Write out the listing below without alteration, omitting its pictures.
[start of DATA LINES]
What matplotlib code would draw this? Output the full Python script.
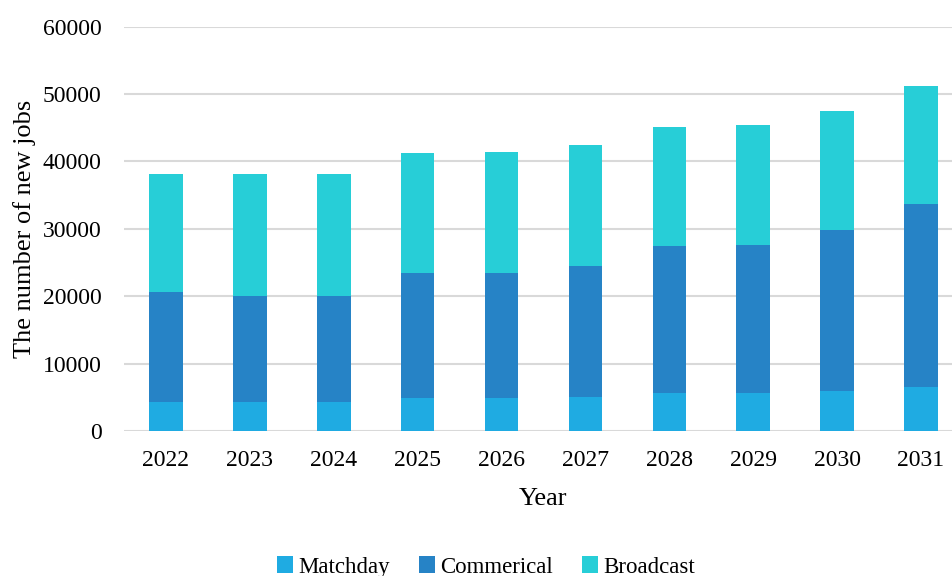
import matplotlib
matplotlib.use("Agg")
import matplotlib.pyplot as plt
import numpy as np

years = ["2022", "2023", "2024", "2025", "2026", "2027", "2028", "2029", "2030", "2031"]
matchday = [4300, 4300, 4300, 4900, 4900, 5100, 5600, 5600, 5900, 6500]
commercial = [16300, 15800, 15800, 18500, 18600, 19400, 21800, 22000, 23900, 27200]
broadcast = [17600, 18000, 18100, 17800, 17900, 17900, 17700, 17800, 17700, 17500]

colors = {"Matchday": "#1fabe2", "Commerical": "#2683c6", "Broadcast": "#27ced7"}

plt.rcParams["font.family"] = ["Liberation Serif", "DejaVu Serif"]

fig = plt.figure(figsize=(9.52, 5.76), dpi=100)
ax = fig.add_axes([124 / 952, 145 / 576, 839 / 952, 404.4 / 576])

x = np.arange(len(years))
w = 0.4
m = np.array(matchday)
c = np.array(commercial)
b = np.array(broadcast)
ax.bar(x, m, w, color=colors["Matchday"], label="Matchday", zorder=3)
ax.bar(x, c, w, bottom=m, color=colors["Commerical"], label="Commerical", zorder=3)
ax.bar(x, b, w, bottom=m + c, color=colors["Broadcast"], label="Broadcast", zorder=3)

ax.set_xlim(-0.5, len(years) - 0.5)
ax.set_ylim(0, 60000)
ax.set_yticks(np.arange(0, 60001, 10000))
ax.set_xticks(x)
ax.set_xticklabels(years)
ax.yaxis.grid(True, color="#d9d9d9", linewidth=1.5, zorder=0)
ax.set_axisbelow(True)
for s in ["top", "right", "left", "bottom"]:
    ax.spines[s].set_visible(False)
ax.tick_params(axis="both", length=0, labelsize=17)
ax.tick_params(axis="y", pad=16)
ax.tick_params(axis="x", pad=14)

ax.set_xlabel("Year", fontsize=19, labelpad=12)
ax.set_ylabel("The number of new jobs", fontsize=19, labelpad=5)

fig.legend(loc="center", bbox_to_anchor=(486 / 952, 9 / 576), ncol=3, frameon=False,
           fontsize=16.5, handlelength=0.7, handleheight=0.7, handletextpad=0.2,
           columnspacing=1.3)

fig.savefig("out.png", dpi=100)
[end of DATA LINES]
* **RESULT BELOW**
What matplotlib code would draw this? Output the full Python script.
import matplotlib
matplotlib.use("Agg")
import matplotlib.pyplot as plt
import numpy as np

years = ["2022", "2023", "2024", "2025", "2026", "2027", "2028", "2029", "2030", "2031"]
matchday = [4300, 4300, 4300, 4900, 4900, 5100, 5600, 5600, 5900, 6500]
commercial = [16300, 15800, 15800, 18500, 18600, 19400, 21800, 22000, 23900, 27200]
broadcast = [17600, 18000, 18100, 17800, 17900, 17900, 17700, 17800, 17700, 17500]

colors = {"Matchday": "#1fabe2", "Commerical": "#2683c6", "Broadcast": "#27ced7"}

plt.rcParams["font.family"] = ["Liberation Serif", "DejaVu Serif"]

fig = plt.figure(figsize=(9.52, 5.76), dpi=100)
ax = fig.add_axes([124 / 952, 145 / 576, 839 / 952, 404.4 / 576])

x = np.arange(len(years))
w = 0.4
m = np.array(matchday)
c = np.array(commercial)
b = np.array(broadcast)
ax.bar(x, m, w, color=colors["Matchday"], label="Matchday", zorder=3)
ax.bar(x, c, w, bottom=m, color=colors["Commerical"], label="Commerical", zorder=3)
ax.bar(x, b, w, bottom=m + c, color=colors["Broadcast"], label="Broadcast", zorder=3)

ax.set_xlim(-0.5, len(years) - 0.5)
ax.set_ylim(0, 60000)
ax.set_yticks(np.arange(0, 60001, 10000))
ax.set_xticks(x)
ax.set_xticklabels(years)
ax.yaxis.grid(True, color="#d9d9d9", linewidth=1.5, zorder=0)
ax.set_axisbelow(True)
for s in ["top", "right", "left", "bottom"]:
    ax.spines[s].set_visible(False)
ax.tick_params(axis="both", length=0, labelsize=17)
ax.tick_params(axis="y", pad=16)
ax.tick_params(axis="x", pad=14)

ax.set_xlabel("Year", fontsize=19, labelpad=12)
ax.set_ylabel("The number of new jobs", fontsize=19, labelpad=5)

fig.legend(loc="center", bbox_to_anchor=(486 / 952, 9 / 576), ncol=3, frameon=False,
           fontsize=16.5, handlelength=0.7, handleheight=0.7, handletextpad=0.2,
           columnspacing=1.3)

fig.savefig("out.png", dpi=100)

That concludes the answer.